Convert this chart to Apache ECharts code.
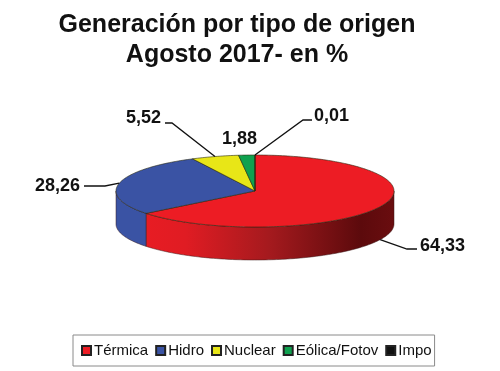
<!DOCTYPE html>
<html><head><meta charset="utf-8">
<style>html,body{margin:0;padding:0;background:#fff}#c{width:500px;height:371px}</style>
<script src="https://cdn.jsdelivr.net/npm/echarts@6/dist/echarts.min.js"></script>
</head><body><div id="c"></div>
<script>
const categories = ['Térmica','Hidro','Nuclear','Eólica/Fotov','Impo'];
const values = [64.33,28.26,5.52,1.88,0.01];
const valueLabels = ['64,33','28,26','5,52','1,88','0,01'];
const colors = ['#ed1c24','#3a53a4','#e8e617','#0fa14f','#111111'];
const sideColors = ['#ed1c24','#3a53a4','#b5b312','#0b7a3c','#111111'];

const cx=255, cy=191, rx=139, ry=36, depth=33;
const labelLayout = [
  {elbow:[407,249],end:[417,249],text:[420,246]},
  {elbow:[105,186],end:[84,186],text:[35,186]},
  {elbow:[172,123],end:[165,123],text:[126,118]},
  {text:[222,139]},
  {elbow:[303,120],end:[312,120],text:[314,116]}
];
const total = values.reduce((a,b)=>a+b,0);
const rim=(a,dy)=>[cx+rx*Math.sin(a),cy-ry*Math.cos(a)+(dy||0)];
function arc(a0,a1,dy){const n=Math.max(2,Math.ceil(Math.abs(a1-a0)/0.02));const p=[];
  for(let i=0;i<=n;i++)p.push(rim(a0+(a1-a0)*i/n,dy));return p;}
const starts=[];let acc=0;values.forEach(v=>{starts.push(acc);acc+=v;});
const ang=v=>v/total*Math.PI*2;

function renderSlice(idx){
  return function(){
    const a0=ang(starts[idx]),a1=ang(starts[idx]+values[idx]);
    const children=[];
    const lo=Math.max(a0,Math.PI/2),hi=Math.min(a1,Math.PI*1.5);
    if(hi>lo){
      const top=arc(lo,hi,0),bot=arc(hi,lo,depth);
      let fill=sideColors[idx];
      if(idx===0)fill={type:'linear',global:true,x:cx-rx,y:0,x2:cx+rx,y2:0,colorStops:[
        {offset:0,color:'#ed1c24'},{offset:0.25,color:'#e01c23'},{offset:0.55,color:'#a51a1e'},{offset:0.88,color:'#5c0a0c'},{offset:1,color:'#6a0d0f'}]};
      children.push({type:'polygon',shape:{points:top.concat(bot)},style:{fill,stroke:'#3a1a1a',lineWidth:0.5}});
    }
    children.push({type:'polygon',shape:{points:[[cx,cy]].concat(arc(a0,a1,0))},
      style:{fill:colors[idx],stroke:'#2a2a10',lineWidth:0.6}});
    const L=labelLayout[idx];
    if(L.elbow){
      const m=(a0+a1)/2;const front=Math.cos(m)<0;
      children.push({type:'polyline',shape:{points:[rim(m,front?depth:0),L.elbow,L.end]},
        style:{fill:'none',stroke:'#111',lineWidth:1.3},z2:5});
    }
    children.push({type:'text',x:L.text[0],y:L.text[1],z2:6,style:{text:valueLabels[idx],
      font:'bold 18px "Liberation Sans",Arial,sans-serif',fill:'#111',textVerticalAlign:'middle',textAlign:'left'}});
    return {type:'group',children};
  };
}

const chart=echarts.init(document.getElementById('c'),null,{renderer:'canvas'});
chart.setOption({
  animation:false,
  backgroundColor:'#fff',
  title:{text:'Generación por tipo de origen\nAgosto 2017- en %',left:232,top:5,textAlign:'center',
    textStyle:{fontFamily:'"Liberation Sans",Arial,sans-serif',fontWeight:'bold',fontSize:25,lineHeight:30,color:'#111'}},
  legend:{data:categories,left:73,top:335,orient:'horizontal',itemWidth:9,itemHeight:9,itemGap:7,
    padding:[8,3,8,8],borderColor:'#8a8a8a',borderWidth:1,icon:'rect',
    textStyle:{fontFamily:'"Liberation Sans",Arial,sans-serif',fontSize:15,color:'#111',padding:[0,0,0,-2]}},
  series:categories.map((name,i)=>({
    type:'custom',name,coordinateSystem:'none',data:[values[i]],
    itemStyle:{color:colors[i],borderColor:'#222',borderWidth:1},
    renderItem:renderSlice(i),silent:true
  }))
});
</script></body></html>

----------------

Short problem
With the pictures left out, restate word for word every line of the data above, from the first down to the line that contains "const ang=v=>v/total*Math.PI*2;".

Output for this exercise
Convert this chart to Apache ECharts code.
<!DOCTYPE html>
<html><head><meta charset="utf-8">
<style>html,body{margin:0;padding:0;background:#fff}#c{width:500px;height:371px}</style>
<script src="https://cdn.jsdelivr.net/npm/echarts@6/dist/echarts.min.js"></script>
</head><body><div id="c"></div>
<script>
const categories = ['Térmica','Hidro','Nuclear','Eólica/Fotov','Impo'];
const values = [64.33,28.26,5.52,1.88,0.01];
const valueLabels = ['64,33','28,26','5,52','1,88','0,01'];
const colors = ['#ed1c24','#3a53a4','#e8e617','#0fa14f','#111111'];
const sideColors = ['#ed1c24','#3a53a4','#b5b312','#0b7a3c','#111111'];

const cx=255, cy=191, rx=139, ry=36, depth=33;
const labelLayout = [
  {elbow:[407,249],end:[417,249],text:[420,246]},
  {elbow:[105,186],end:[84,186],text:[35,186]},
  {elbow:[172,123],end:[165,123],text:[126,118]},
  {text:[222,139]},
  {elbow:[303,120],end:[312,120],text:[314,116]}
];
const total = values.reduce((a,b)=>a+b,0);
const rim=(a,dy)=>[cx+rx*Math.sin(a),cy-ry*Math.cos(a)+(dy||0)];
function arc(a0,a1,dy){const n=Math.max(2,Math.ceil(Math.abs(a1-a0)/0.02));const p=[];
  for(let i=0;i<=n;i++)p.push(rim(a0+(a1-a0)*i/n,dy));return p;}
const starts=[];let acc=0;values.forEach(v=>{starts.push(acc);acc+=v;});
const ang=v=>v/total*Math.PI*2;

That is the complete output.